Setelah beberapa hari dilakukan berbagai upaya untuk mencapai kesepakatan menggelar perang di Suriah, anggota-anggota Komite Hubungan Luar Negeri Senat Amerikat Serikat akhirnya menyetujui rencana serangan militer ke negara Arab tersebut. Keputusan itu telah memuluskan langkah Presiden AS Barack Obama untuk memperoleh persetujuan dari Senat AS untuk menginvasi Suriah.
Jika Kongres menyetujui permintaan Obama, maka Pentagon akan segera memulai perang baru di Timur Tengah dengan menyerang sebuah negara Islam yang selama bertahun-tahun ini menjadi poros Muqawama untuk menghadapi rezim Zionis Israel.
Selama satu dekade lalu, negara-negara Islam seperti Irak, Afghanistan, Yaman, Pakistan dan Somalia menjadi sasaran agresi dan serangan-serangan militer AS. Sekarang giliran Suriah yang akan dijadikan korban berikutnya setelah sekian lama Gedung Putih mengincar Damaskus mengingat pemerintah Suriah sangat gencar membela Muqawama dan bangsa Palestina.
Para pejabat AS sejak awal mengancam akan menyerang Suriah sebagai balasan atas apa yang mereka klaim dengan penggunaan senjata kimia oleh pemerintah Damaskus.
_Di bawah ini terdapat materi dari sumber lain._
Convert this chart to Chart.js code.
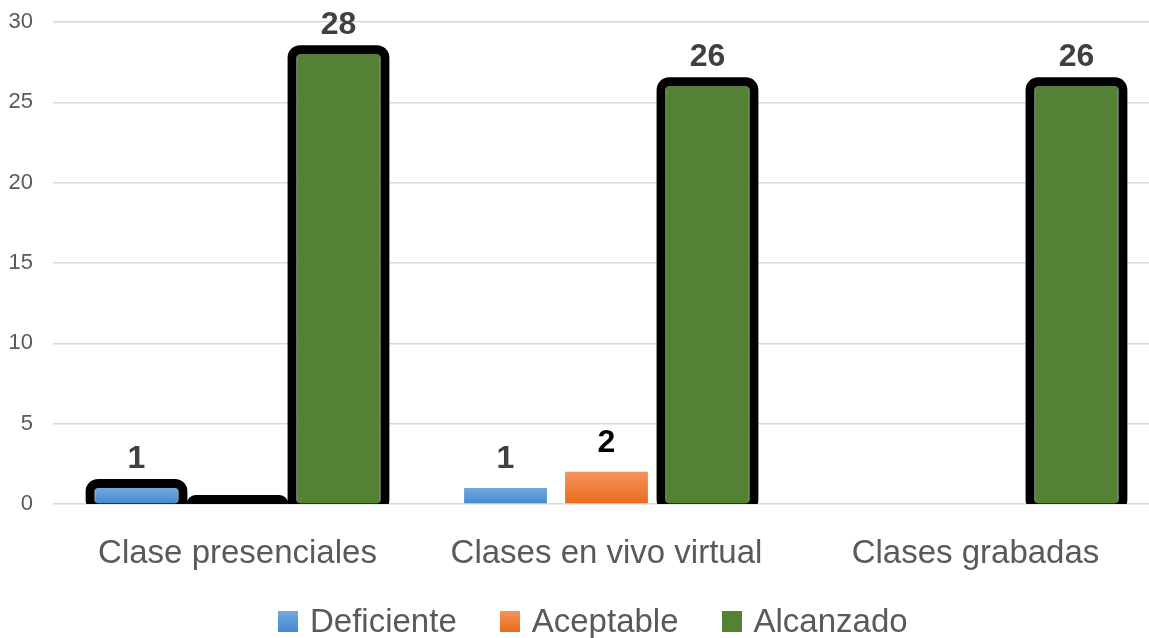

Mereka juga mengusung isu-isu lainnya untuk memulai invasi tersebut. Selain menjadikan isu senjata kimia sebagai dalih utama untuk menggelar aksi militer ke Suriah, Obama juga mengubah isu tersebut ke masalah-masalah lainnya. Ia mengatakan, jika Washington tidak mengambil tindakan atas penggunaan senjata kimia maka sikap tersebut akan merusak reputasi AS dan presidennya.
Pernyataan Obama itu sangat ironis sekali. Pasalnya, tiga dekade lalu Donald Rumsfeld, Deputi Menteri Pertahanan AS di masa itu tetap mencium pipi Saddam, Diktator Irak, yang telah menggunakan ribuan senjata kimia terhadap warga sipil dan militer Iran. Bahkan tragedi mengerikan di Kota Halabche Iran tidak menyebabkan AS merasa khawatir atas penggunaan senjata pemusnah massal itu oleh rezim Saddam. Gedung Putih juga tidak mengusulkan sebuah resolusi di Dewan Keamanan PBB untuk menindak keras Irak.
Sementara itu, Menteri Luar Negeri AS John Kerry dalam pertemuan di Komite Hubungan Luar Negeri Senat menjustifikasi serangan militer ke Suriah sebagai upaya untuk menjamin keamanan Israel. Pada dasarnya, Kerry telah menekankan poin sensitif parlemen AS yaitu menjaga eksistensi Israel.
Banyak politisi AS yang menganggap bahwa menjamin kepentingan-kepentingan Tel Aviv itu lebih penting dari pada menjaga kepentingan-kepentingan Washington. Sehingga, jika darah para tentara AS mengalir dan ratusan miliar dolar uang pajak warga Amerika habis untuk melindungi Israel, maka hal itu tidak dianggap penting. Patut dicatat bahwa meskipun para politisi AS berselisih tentang berbagai masalah dari masalah ekonomi hingga masalah pernikahan para gay, namun mereka tidak pernah berselisih paham untuk melindungi Israel.
Selain itu, pejabat-pejabat Gedung Putih menilai serangan ke Damaskus sebagai salah satu upaya untuk menjaga hubungan AS dengan sekutu regionalnya seperti Turki, Arab Saudi dan Qatar yang telah menghabiskan miliaran dolar untuk menggulingkan pemerintahan legal Presiden Suriah Bashar al-Assad. Menurut pandangan Washington, jika pihaknya tidak mengambil tindakan atas apa yang mereka klaim sebagai penggunaan senjata kimia oleh pemerintah Damaskus, maka posisi AS di mata sekutu regionalnya akan hilang.
Dengan demikian, jika AS ingin sekutunya di kawasan tetap mempercayainya, maka Pentagon harus menyerang Suriah. Jika tidak, AS akan kehilangan pamornya sebagai negara superpower di mata sekutunya, sementara negara-negara independen dan penentang AS akan semakin kuat sehingga ketakutan hebat akan melanda sekutu AS di kawasan atas badai kebangkitan rakyat di Timur Tengah.